Beyond cheap real estate, do these countries view the US as becoming an entity that is seen as a rogue nuclear weapons state? If so, what are they planning to do to protect themselves from the US? What are they planning to do to influence policy and government in the US?

It's time to bury the assumption that the US is an untouchable sole superpower. That hegemony is outdated.

We now are a largely disenfranchised people, at the mercy of military/industrial/fossil fuel production corporatists, and it's this base which controls every aspect of our daily lives from government to the air we breathe, the food we eat, and the shelters in which we abide.

We are no longer a nation which respects the rule of law. Those laws are used almost exclusively now to control, subdue and render us impotent and irrelevant except to serve as serfs and consumers by which to benefit the corporatists.

An active resistance is imperative, and as I have written in previous comments, the biggest functions we can serve are as voters and news mongers.

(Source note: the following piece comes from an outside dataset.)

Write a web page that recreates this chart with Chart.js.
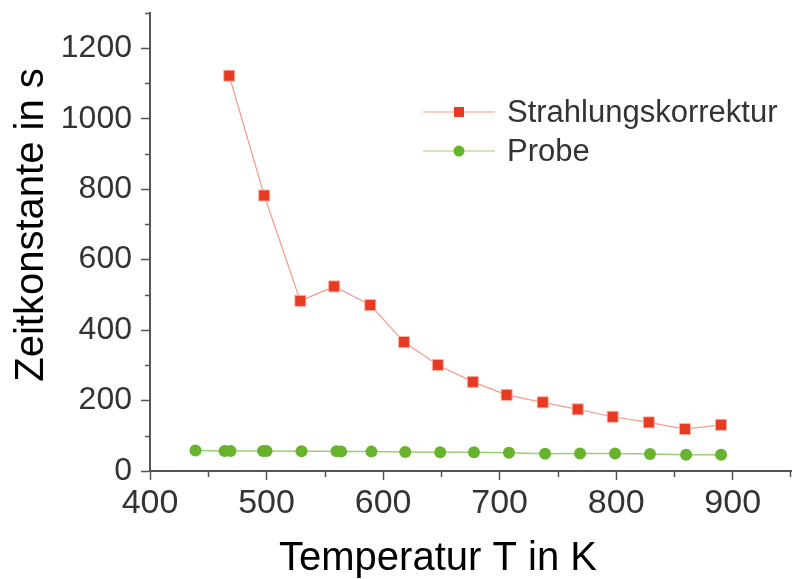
<!DOCTYPE html>
<html>
<head>
<meta charset="utf-8">
<script src="https://cdn.jsdelivr.net/npm/chart.js@4.4.1/dist/chart.umd.min.js"></script>
<style>
  html, body { margin: 0; padding: 0; background: #fff; }
  #c { display: block; }
</style>
</head>
<body>
<canvas id="c" width="792" height="579"></canvas>
<script>
// Temperatur T in K und Zeitkonstante in s
const tempKorrektur = [468, 498, 529, 558, 589, 618, 647, 677, 706, 737, 767, 797, 828, 859, 890];
const tauKorrektur  = [1122, 782, 483, 524, 471, 366, 301, 253, 216, 195, 175, 154, 138, 119, 131];

const tempProbe = [439, 464, 469, 497, 500, 530, 560, 564, 590, 619, 649, 678, 708, 739, 769, 799, 829, 860, 890];
const tauProbe  = [58, 57, 57, 57, 57, 56, 56, 55, 55, 54, 53, 53, 52, 49, 50, 50, 48, 46, 46];

const seriesNames = ['Strahlungskorrektur', 'Probe'];
const xTitle = 'Temperatur T in K';
const yTitle = 'Zeitkonstante in s';

const xRange = [400, 950];
const yRange = [0, 1300];
const xMajorStep = 100;
const yMajorStep = 200;

const FONT = '"Liberation Sans", Arial, sans-serif';
const RED = '#e63b22';
const RED_LINE = 'rgba(240,120,100,0.75)';
const GREEN = '#67b32e';
const GREEN_LINE = 'rgba(120,190,70,0.75)';
const AXIS = '#555';

const toPoints = (xs, ys) => xs.map((x, i) => ({ x, y: ys[i] }));
const plainNumber = v => String(v);

// minor ticks, axis titles and the legend box
const decorations = {
  id: 'decorations',
  afterDraw(chart) {
    const ctx = chart.ctx;
    const xs = chart.scales.x, ys = chart.scales.y;
    const area = chart.chartArea;
    ctx.save();
    ctx.strokeStyle = AXIS;
    ctx.lineWidth = 1.5;
    ctx.beginPath();
    for (let v = xRange[0] + xMajorStep / 2; v <= xRange[1]; v += xMajorStep) {
      const px = Math.min(Math.round(xs.getPixelForValue(v)) + 0.5, area.right - 0.5);
      ctx.moveTo(px, area.bottom);
      ctx.lineTo(px, area.bottom + 6);
    }
    for (let v = yRange[0] + yMajorStep / 2; v <= yRange[1]; v += yMajorStep) {
      const py = Math.max(Math.round(ys.getPixelForValue(v)) + 0.5, area.top + 0.5);
      ctx.moveTo(area.left, py);
      ctx.lineTo(area.left - 5, py);
    }
    ctx.stroke();

    // axis titles
    ctx.fillStyle = '#000';
    ctx.font = '40px ' + FONT;
    ctx.textAlign = 'center';
    ctx.textBaseline = 'alphabetic';
    ctx.fillText(xTitle, 438, 570);
    ctx.save();
    ctx.translate(43, 225);
    ctx.rotate(-Math.PI / 2);
    ctx.fillText(yTitle, 0, 0);
    ctx.restore();

    // legend
    const entries = [
      { text: seriesNames[0], y: 112, line: RED_LINE, fill: RED, style: 'rect' },
      { text: seriesNames[1], y: 151, line: GREEN_LINE, fill: GREEN, style: 'circle' }
    ];
    ctx.font = '31px ' + FONT;
    ctx.textAlign = 'left';
    ctx.textBaseline = 'middle';
    entries.forEach(e => {
      ctx.strokeStyle = e.line;
      ctx.lineWidth = 1.2;
      ctx.beginPath();
      ctx.moveTo(423, e.y);
      ctx.lineTo(495, e.y);
      ctx.stroke();
      ctx.fillStyle = e.fill;
      if (e.style === 'rect') {
        ctx.fillRect(459 - 5, e.y - 5, 10, 10);
      } else {
        ctx.beginPath();
        ctx.arc(459, e.y, 5.5, 0, Math.PI * 2);
        ctx.fill();
      }
      ctx.fillStyle = '#333';
      ctx.fillText(e.text, 507, e.y + 1);
    });
    ctx.restore();
  }
};

new Chart(document.getElementById('c'), {
  type: 'scatter',
  data: {
    datasets: [
      {
        label: seriesNames[0],
        data: toPoints(tempKorrektur, tauKorrektur),
        showLine: true,
        borderColor: RED_LINE,
        borderWidth: 1.2,
        backgroundColor: RED,
        pointStyle: 'rect',
        pointRadius: 7.8,
        pointBorderColor: 'rgba(250,180,165,0.9)',
        pointBorderWidth: 1,
        pointHoverRadius: 7.8
      },
      {
        label: seriesNames[1],
        data: toPoints(tempProbe, tauProbe),
        showLine: true,
        borderColor: GREEN_LINE,
        borderWidth: 1.5,
        backgroundColor: GREEN,
        pointStyle: 'circle',
        pointRadius: 6,
        pointBorderColor: GREEN,
        pointBorderWidth: 0,
        pointHoverRadius: 6
      }
    ]
  },
  options: {
    responsive: false,
    animation: false,
    devicePixelRatio: 1,
    layout: { autoPadding: false, padding: { top: 13, right: 1, left: 0, bottom: 0 } },
    plugins: { legend: { display: false }, tooltip: { enabled: false } },
    scales: {
      x: {
        type: 'linear',
        min: xRange[0],
        max: xRange[1],
        afterFit: s => { s.height = 108; s.paddingLeft = 0; s.paddingRight = 0; },
        border: { display: true, color: AXIS, width: 2 },
        grid: { drawOnChartArea: false, drawTicks: true, tickLength: 9, tickColor: AXIS, tickWidth: 1.5 },
        ticks: {
          stepSize: xMajorStep,
          includeBounds: false,
          padding: 3,
          color: '#333',
          font: { family: FONT, size: 34 },
          maxRotation: 0,
          callback: plainNumber
        }
      },
      y: {
        type: 'linear',
        min: yRange[0],
        max: yRange[1],
        afterFit: s => { s.width = 150; s.paddingTop = 0; s.paddingBottom = 0; },
        border: { display: true, color: AXIS, width: 2 },
        grid: { drawOnChartArea: false, drawTicks: true, tickLength: 9, tickColor: AXIS, tickWidth: 1.5 },
        ticks: {
          stepSize: yMajorStep,
          includeBounds: false,
          padding: 9,
          color: '#333',
          font: { family: FONT, size: 32 },
          callback: plainNumber
        }
      }
    }
  },
  plugins: [decorations]
});
</script>
</body>
</html>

Sunday, December 30, 2007 07:29 AM

How the new framing should work

Digby's paraphrasing of the R gasbags:

Democrats need to extend the hand of conciliation and move to meet them in the middle...

I would rephrase for us:

Democrats need to extend the middle finger...

I think we will see more and more of the "bipartisanship" banter as the year progresses, because as more and more people begin to really pay attention to the political scene, the Republicans will lose even more support. It's unbelievable to me that the projected head-to-head match-ups on the presidential level are still close. Given that none of the R's (except Paul) are distancing themselves from the Bush policy and legal atrocities, the R's each should poll no better than 28% in a head-to-head with a Dem. As more attention is paid, I don't see how the numbers can't trend that way.

Not that they will use it, but the proper framing for this should be to use W's version of bipartisanship. Dems should invite R's to the meetings, tell them how it's going to go down and then criticize them relentlessly for any departure, however small, from the Dem gameplan. Oh well, at least we can dream.